Higher Iraqi toll
The death toll reached 4,000 following the deaths of four soldiers in a roadside bomb attack in the south of the Iraqi capital, Baghdad, on Sunday.
At least 50 Iraqis, most of them civilians, also died on Sunday in violence including bomb blasts and shootings.
In the most deadly attack, 13 Iraqi soldiers were killed when a suicide bomber drove a vehicle packed with explosives into a security checkpoint in the northern city of Mosul.
More than 29,000 American soldiers have been wounded after years of conflict in Iraq, according to the icasualties.org website, which also carried the 4,000-strong US death toll.
Meanwhile the Iraqi death toll from the US-led invasion, which entered its sixth year last week, is much higher, with estimates ranging from around 90,000 by website Iraq Body Count to upwards of 650,000 in a controversial report by the UK Lancet medical journal released in October 2006.

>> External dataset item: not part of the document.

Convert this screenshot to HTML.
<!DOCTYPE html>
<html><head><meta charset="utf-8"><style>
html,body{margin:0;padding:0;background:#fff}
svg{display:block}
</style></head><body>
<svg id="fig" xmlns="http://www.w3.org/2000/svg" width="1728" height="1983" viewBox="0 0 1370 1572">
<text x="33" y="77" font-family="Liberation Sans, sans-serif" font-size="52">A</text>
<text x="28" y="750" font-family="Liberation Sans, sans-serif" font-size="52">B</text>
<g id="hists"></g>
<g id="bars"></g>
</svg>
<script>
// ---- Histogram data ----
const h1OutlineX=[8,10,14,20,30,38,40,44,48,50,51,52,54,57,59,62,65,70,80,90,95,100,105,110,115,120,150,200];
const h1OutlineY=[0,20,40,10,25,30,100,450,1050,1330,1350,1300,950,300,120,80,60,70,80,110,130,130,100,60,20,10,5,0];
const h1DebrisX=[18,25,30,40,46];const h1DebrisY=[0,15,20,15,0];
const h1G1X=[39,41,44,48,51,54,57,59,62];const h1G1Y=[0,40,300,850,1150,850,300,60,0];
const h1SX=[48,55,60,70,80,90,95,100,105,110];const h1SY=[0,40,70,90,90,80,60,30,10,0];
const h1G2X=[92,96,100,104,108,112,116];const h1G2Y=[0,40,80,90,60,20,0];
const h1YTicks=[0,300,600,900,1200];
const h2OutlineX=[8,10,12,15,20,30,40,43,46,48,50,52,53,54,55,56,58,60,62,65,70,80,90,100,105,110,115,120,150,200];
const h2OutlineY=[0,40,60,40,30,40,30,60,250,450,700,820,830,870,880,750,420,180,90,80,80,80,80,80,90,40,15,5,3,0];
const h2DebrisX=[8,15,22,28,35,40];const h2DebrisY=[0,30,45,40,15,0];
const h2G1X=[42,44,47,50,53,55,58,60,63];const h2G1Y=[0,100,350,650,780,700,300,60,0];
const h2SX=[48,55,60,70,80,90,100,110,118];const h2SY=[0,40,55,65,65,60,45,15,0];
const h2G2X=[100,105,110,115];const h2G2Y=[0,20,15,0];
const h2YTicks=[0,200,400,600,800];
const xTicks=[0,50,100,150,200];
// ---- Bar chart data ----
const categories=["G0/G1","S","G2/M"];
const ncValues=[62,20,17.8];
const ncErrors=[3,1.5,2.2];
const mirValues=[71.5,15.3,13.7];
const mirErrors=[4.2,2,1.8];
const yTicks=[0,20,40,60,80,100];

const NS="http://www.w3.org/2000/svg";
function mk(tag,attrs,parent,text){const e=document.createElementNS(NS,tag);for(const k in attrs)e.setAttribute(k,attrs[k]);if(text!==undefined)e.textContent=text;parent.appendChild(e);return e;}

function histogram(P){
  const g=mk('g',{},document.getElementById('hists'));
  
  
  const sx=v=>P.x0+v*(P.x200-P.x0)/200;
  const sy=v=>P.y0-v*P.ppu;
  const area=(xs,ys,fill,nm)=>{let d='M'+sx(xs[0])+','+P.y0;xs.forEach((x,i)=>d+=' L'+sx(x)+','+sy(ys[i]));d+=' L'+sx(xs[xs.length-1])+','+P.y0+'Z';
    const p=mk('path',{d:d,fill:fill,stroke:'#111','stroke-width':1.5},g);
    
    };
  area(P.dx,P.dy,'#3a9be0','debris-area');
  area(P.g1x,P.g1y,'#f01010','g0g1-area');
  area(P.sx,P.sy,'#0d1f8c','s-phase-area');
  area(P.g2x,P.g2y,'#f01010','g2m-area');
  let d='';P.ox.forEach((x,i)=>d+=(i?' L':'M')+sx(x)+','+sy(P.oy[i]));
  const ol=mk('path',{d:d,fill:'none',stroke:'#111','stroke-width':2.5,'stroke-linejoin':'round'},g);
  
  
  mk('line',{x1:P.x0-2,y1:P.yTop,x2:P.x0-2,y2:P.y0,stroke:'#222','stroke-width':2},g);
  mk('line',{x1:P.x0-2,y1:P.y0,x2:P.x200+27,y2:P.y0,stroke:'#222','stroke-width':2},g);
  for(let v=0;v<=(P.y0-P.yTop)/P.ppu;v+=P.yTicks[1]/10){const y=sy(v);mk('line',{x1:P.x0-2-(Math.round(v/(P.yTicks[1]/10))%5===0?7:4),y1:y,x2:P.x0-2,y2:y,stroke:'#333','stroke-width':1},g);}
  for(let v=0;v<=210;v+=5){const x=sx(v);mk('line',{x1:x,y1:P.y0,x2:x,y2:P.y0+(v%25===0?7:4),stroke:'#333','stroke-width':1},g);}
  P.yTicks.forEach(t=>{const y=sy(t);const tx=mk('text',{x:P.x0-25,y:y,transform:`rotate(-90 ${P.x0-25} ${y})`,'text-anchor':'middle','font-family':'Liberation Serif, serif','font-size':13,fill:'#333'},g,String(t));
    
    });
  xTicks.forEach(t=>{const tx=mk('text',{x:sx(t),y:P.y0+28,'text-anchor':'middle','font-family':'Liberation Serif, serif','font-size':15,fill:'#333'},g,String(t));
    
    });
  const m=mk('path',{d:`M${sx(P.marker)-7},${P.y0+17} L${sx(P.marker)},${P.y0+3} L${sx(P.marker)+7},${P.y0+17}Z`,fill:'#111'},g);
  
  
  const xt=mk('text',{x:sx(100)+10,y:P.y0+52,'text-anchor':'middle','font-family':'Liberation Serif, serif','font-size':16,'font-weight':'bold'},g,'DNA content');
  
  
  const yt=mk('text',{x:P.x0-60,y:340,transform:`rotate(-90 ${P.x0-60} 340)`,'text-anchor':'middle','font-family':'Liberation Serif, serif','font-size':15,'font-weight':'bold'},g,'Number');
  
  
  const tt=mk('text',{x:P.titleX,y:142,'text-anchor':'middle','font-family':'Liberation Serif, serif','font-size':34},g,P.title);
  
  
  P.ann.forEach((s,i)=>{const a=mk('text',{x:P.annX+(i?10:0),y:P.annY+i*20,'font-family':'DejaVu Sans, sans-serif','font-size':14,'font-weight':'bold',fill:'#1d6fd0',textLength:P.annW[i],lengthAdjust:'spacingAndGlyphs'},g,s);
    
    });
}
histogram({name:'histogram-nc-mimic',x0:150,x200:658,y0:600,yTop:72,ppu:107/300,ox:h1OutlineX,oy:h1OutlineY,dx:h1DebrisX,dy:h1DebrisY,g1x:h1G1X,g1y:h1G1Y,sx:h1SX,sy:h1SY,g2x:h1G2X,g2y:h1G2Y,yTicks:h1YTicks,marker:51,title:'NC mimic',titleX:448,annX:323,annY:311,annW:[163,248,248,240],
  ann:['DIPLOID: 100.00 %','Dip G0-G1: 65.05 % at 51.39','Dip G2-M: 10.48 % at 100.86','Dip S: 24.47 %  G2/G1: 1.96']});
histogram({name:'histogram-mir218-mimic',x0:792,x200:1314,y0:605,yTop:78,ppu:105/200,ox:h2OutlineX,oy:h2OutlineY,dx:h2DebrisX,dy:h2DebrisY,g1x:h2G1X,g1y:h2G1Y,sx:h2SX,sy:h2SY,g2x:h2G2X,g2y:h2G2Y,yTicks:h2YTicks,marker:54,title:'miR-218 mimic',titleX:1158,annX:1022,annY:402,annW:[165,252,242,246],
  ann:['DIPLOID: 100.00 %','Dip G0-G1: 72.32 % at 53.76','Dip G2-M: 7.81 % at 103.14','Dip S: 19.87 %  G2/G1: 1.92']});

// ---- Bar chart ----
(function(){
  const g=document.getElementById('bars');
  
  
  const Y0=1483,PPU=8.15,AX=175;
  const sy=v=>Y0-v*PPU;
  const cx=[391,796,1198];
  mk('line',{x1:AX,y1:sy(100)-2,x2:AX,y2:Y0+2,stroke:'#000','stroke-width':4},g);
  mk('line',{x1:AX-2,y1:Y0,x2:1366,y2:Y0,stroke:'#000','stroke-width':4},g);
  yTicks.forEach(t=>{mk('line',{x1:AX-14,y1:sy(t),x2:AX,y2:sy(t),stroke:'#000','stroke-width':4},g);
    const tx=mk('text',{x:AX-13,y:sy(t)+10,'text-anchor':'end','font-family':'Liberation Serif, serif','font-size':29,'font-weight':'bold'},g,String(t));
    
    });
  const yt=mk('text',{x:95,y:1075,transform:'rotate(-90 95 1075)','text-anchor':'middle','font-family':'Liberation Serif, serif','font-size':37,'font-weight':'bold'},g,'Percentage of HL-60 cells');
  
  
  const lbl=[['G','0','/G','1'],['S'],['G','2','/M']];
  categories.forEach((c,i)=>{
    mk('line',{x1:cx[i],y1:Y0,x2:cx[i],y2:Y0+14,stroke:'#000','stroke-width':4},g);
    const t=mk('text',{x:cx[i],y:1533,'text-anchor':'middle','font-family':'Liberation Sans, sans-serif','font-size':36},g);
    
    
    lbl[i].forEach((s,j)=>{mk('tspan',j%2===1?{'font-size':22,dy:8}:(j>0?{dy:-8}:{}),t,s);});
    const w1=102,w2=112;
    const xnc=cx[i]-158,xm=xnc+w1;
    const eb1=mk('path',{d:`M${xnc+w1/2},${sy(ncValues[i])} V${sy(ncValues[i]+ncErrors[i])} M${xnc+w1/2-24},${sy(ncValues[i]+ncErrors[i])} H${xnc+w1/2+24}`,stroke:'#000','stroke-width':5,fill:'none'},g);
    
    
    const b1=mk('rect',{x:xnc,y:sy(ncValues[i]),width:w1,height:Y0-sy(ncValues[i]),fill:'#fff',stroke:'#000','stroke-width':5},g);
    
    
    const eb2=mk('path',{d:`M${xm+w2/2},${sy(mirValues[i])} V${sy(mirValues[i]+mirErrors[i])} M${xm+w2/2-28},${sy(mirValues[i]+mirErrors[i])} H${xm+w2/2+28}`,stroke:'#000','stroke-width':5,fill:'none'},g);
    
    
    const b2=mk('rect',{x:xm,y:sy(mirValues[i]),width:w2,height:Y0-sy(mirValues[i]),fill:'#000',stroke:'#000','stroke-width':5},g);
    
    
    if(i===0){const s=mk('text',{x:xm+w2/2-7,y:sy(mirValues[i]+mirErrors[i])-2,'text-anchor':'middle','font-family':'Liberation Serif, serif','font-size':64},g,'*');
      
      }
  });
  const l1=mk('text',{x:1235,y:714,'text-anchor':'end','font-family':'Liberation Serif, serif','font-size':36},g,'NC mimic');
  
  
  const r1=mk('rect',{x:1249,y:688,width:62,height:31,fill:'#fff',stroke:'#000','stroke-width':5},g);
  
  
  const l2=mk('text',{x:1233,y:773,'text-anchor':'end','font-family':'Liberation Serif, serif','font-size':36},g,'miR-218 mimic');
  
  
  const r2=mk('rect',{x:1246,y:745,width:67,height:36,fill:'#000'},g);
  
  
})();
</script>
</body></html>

However Al Jazeera correspondent Rob Reynolds says that although polls show the majority of US citizens have made it clear they think war was a mistake and would like US troops withdrawn, policy makers within the government do not share this view.
Calls to withdraw
Obama said on Monday he reacted "with great sadness" to the news that "we have reached another grim milestone in Iraq, with at least 4,000 of our finest Americans having been killed".
"It is past time to end this war that should never have been waged by bringing our troops home, and finally pushing Iraq's leaders to take responsibility for their future," he said.
Hillary Clinton, Obama's rival for the Democratic nomination, reiterated her belief in a statement that the troops should be withdrawn.
"As president, I intend to honour their extraordinary service and the sacrifice of them and their families by ending this war and bringing them home as quickly and responsibly as possible," she said.